◆ **Data lines**
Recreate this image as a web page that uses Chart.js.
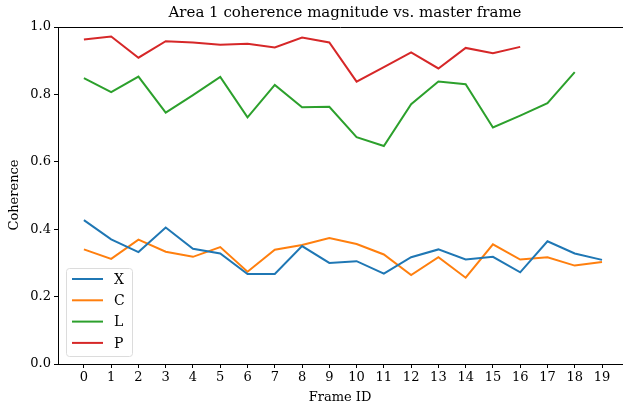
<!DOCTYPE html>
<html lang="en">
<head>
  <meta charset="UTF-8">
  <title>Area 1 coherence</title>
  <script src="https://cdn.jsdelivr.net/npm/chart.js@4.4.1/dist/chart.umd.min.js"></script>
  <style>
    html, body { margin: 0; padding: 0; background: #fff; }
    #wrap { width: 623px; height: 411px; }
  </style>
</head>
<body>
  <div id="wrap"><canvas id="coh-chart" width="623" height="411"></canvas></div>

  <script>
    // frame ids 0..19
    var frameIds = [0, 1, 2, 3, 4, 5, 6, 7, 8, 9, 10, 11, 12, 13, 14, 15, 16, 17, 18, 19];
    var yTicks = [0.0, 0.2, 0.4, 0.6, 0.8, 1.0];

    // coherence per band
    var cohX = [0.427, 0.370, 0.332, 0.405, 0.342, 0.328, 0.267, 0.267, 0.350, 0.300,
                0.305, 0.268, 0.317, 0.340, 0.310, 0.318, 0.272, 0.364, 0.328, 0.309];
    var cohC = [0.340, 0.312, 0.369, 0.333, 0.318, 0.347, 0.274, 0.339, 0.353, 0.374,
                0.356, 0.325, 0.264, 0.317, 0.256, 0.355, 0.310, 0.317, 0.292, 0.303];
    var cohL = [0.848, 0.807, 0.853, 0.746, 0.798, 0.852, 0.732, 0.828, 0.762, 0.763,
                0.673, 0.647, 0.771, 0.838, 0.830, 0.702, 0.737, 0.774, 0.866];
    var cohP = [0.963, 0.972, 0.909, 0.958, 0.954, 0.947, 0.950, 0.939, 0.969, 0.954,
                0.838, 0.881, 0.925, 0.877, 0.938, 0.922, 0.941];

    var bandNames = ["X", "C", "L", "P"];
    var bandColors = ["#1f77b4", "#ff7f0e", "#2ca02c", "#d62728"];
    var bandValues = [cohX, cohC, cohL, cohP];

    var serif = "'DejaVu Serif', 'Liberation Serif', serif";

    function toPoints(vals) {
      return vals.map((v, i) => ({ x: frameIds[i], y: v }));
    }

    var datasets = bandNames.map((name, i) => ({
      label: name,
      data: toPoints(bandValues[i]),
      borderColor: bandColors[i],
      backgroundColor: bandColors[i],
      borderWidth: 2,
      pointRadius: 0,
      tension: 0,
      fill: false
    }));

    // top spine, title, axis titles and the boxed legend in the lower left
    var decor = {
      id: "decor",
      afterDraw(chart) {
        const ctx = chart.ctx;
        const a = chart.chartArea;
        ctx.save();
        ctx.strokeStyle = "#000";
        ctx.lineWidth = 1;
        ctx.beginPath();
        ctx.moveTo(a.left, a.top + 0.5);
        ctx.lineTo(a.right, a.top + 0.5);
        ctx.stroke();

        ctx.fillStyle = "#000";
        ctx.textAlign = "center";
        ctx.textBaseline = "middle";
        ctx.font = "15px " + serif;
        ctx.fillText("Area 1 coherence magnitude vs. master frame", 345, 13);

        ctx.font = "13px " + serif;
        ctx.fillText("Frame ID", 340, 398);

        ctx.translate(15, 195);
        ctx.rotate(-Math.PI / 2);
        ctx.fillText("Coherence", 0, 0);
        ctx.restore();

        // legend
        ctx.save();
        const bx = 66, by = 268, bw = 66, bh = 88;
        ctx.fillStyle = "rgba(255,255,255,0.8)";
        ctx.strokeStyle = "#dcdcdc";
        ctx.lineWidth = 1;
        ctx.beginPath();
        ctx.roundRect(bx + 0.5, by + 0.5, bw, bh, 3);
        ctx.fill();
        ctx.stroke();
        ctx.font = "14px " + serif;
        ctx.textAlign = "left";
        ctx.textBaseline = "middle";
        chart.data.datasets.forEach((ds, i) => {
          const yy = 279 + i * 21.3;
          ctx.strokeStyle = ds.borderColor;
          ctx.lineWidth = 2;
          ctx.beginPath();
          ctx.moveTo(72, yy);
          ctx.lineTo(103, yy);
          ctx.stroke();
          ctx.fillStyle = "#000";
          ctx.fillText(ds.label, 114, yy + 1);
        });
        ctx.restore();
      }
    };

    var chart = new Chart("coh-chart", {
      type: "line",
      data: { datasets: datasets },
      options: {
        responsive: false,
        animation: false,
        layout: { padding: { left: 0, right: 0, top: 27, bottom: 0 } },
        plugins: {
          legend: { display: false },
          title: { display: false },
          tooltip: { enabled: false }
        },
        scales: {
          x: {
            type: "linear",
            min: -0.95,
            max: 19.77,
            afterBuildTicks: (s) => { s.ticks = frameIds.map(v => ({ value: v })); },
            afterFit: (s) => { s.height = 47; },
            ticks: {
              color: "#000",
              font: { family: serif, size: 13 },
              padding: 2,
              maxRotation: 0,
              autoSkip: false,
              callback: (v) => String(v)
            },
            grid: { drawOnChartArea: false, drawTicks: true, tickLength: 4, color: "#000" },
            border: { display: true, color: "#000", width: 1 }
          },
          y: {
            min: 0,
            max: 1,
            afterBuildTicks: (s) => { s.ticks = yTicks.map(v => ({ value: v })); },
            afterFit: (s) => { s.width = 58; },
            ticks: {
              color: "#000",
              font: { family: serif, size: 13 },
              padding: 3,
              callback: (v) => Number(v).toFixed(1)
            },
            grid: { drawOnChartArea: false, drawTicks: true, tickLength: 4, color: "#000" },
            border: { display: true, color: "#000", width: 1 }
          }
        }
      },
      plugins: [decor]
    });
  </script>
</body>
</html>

◆ **Description of the task**
Reproduce the material above verbatim; omit every picture.

◆ **Task response**
Recreate this image as a web page that uses Chart.js.
<!DOCTYPE html>
<html lang="en">
<head>
  <meta charset="UTF-8">
  <title>Area 1 coherence</title>
  <script src="https://cdn.jsdelivr.net/npm/chart.js@4.4.1/dist/chart.umd.min.js"></script>
  <style>
    html, body { margin: 0; padding: 0; background: #fff; }
    #wrap { width: 623px; height: 411px; }
  </style>
</head>
<body>
  <div id="wrap"><canvas id="coh-chart" width="623" height="411"></canvas></div>

  <script>
    // frame ids 0..19
    var frameIds = [0, 1, 2, 3, 4, 5, 6, 7, 8, 9, 10, 11, 12, 13, 14, 15, 16, 17, 18, 19];
    var yTicks = [0.0, 0.2, 0.4, 0.6, 0.8, 1.0];

    // coherence per band
    var cohX = [0.427, 0.370, 0.332, 0.405, 0.342, 0.328, 0.267, 0.267, 0.350, 0.300,
                0.305, 0.268, 0.317, 0.340, 0.310, 0.318, 0.272, 0.364, 0.328, 0.309];
    var cohC = [0.340, 0.312, 0.369, 0.333, 0.318, 0.347, 0.274, 0.339, 0.353, 0.374,
                0.356, 0.325, 0.264, 0.317, 0.256, 0.355, 0.310, 0.317, 0.292, 0.303];
    var cohL = [0.848, 0.807, 0.853, 0.746, 0.798, 0.852, 0.732, 0.828, 0.762, 0.763,
                0.673, 0.647, 0.771, 0.838, 0.830, 0.702, 0.737, 0.774, 0.866];
    var cohP = [0.963, 0.972, 0.909, 0.958, 0.954, 0.947, 0.950, 0.939, 0.969, 0.954,
                0.838, 0.881, 0.925, 0.877, 0.938, 0.922, 0.941];

    var bandNames = ["X", "C", "L", "P"];
    var bandColors = ["#1f77b4", "#ff7f0e", "#2ca02c", "#d62728"];
    var bandValues = [cohX, cohC, cohL, cohP];

    var serif = "'DejaVu Serif', 'Liberation Serif', serif";

    function toPoints(vals) {
      return vals.map((v, i) => ({ x: frameIds[i], y: v }));
    }

    var datasets = bandNames.map((name, i) => ({
      label: name,
      data: toPoints(bandValues[i]),
      borderColor: bandColors[i],
      backgroundColor: bandColors[i],
      borderWidth: 2,
      pointRadius: 0,
      tension: 0,
      fill: false
    }));

    // top spine, title, axis titles and the boxed legend in the lower left
    var decor = {
      id: "decor",
      afterDraw(chart) {
        const ctx = chart.ctx;
        const a = chart.chartArea;
        ctx.save();
        ctx.strokeStyle = "#000";
        ctx.lineWidth = 1;
        ctx.beginPath();
        ctx.moveTo(a.left, a.top + 0.5);
        ctx.lineTo(a.right, a.top + 0.5);
        ctx.stroke();

        ctx.fillStyle = "#000";
        ctx.textAlign = "center";
        ctx.textBaseline = "middle";
        ctx.font = "15px " + serif;
        ctx.fillText("Area 1 coherence magnitude vs. master frame", 345, 13);

        ctx.font = "13px " + serif;
        ctx.fillText("Frame ID", 340, 398);

        ctx.translate(15, 195);
        ctx.rotate(-Math.PI / 2);
        ctx.fillText("Coherence", 0, 0);
        ctx.restore();

        // legend
        ctx.save();
        const bx = 66, by = 268, bw = 66, bh = 88;
        ctx.fillStyle = "rgba(255,255,255,0.8)";
        ctx.strokeStyle = "#dcdcdc";
        ctx.lineWidth = 1;
        ctx.beginPath();
        ctx.roundRect(bx + 0.5, by + 0.5, bw, bh, 3);
        ctx.fill();
        ctx.stroke();
        ctx.font = "14px " + serif;
        ctx.textAlign = "left";
        ctx.textBaseline = "middle";
        chart.data.datasets.forEach((ds, i) => {
          const yy = 279 + i * 21.3;
          ctx.strokeStyle = ds.borderColor;
          ctx.lineWidth = 2;
          ctx.beginPath();
          ctx.moveTo(72, yy);
          ctx.lineTo(103, yy);
          ctx.stroke();
          ctx.fillStyle = "#000";
          ctx.fillText(ds.label, 114, yy + 1);
        });
        ctx.restore();
      }
    };

    var chart = new Chart("coh-chart", {
      type: "line",
      data: { datasets: datasets },
      options: {
        responsive: false,
        animation: false,
        layout: { padding: { left: 0, right: 0, top: 27, bottom: 0 } },
        plugins: {
          legend: { display: false },
          title: { display: false },
          tooltip: { enabled: false }
        },
        scales: {
          x: {
            type: "linear",
            min: -0.95,
            max: 19.77,
            afterBuildTicks: (s) => { s.ticks = frameIds.map(v => ({ value: v })); },
            afterFit: (s) => { s.height = 47; },
            ticks: {
              color: "#000",
              font: { family: serif, size: 13 },
              padding: 2,
              maxRotation: 0,
              autoSkip: false,
              callback: (v) => String(v)
            },
            grid: { drawOnChartArea: false, drawTicks: true, tickLength: 4, color: "#000" },
            border: { display: true, color: "#000", width: 1 }
          },
          y: {
            min: 0,
            max: 1,
            afterBuildTicks: (s) => { s.ticks = yTicks.map(v => ({ value: v })); },
            afterFit: (s) => { s.width = 58; },
            ticks: {
              color: "#000",
              font: { family: serif, size: 13 },
              padding: 3,
              callback: (v) => Number(v).toFixed(1)
            },
            grid: { drawOnChartArea: false, drawTicks: true, tickLength: 4, color: "#000" },
            border: { display: true, color: "#000", width: 1 }
          }
        }
      },
      plugins: [decor]
    });
  </script>
</body>
</html>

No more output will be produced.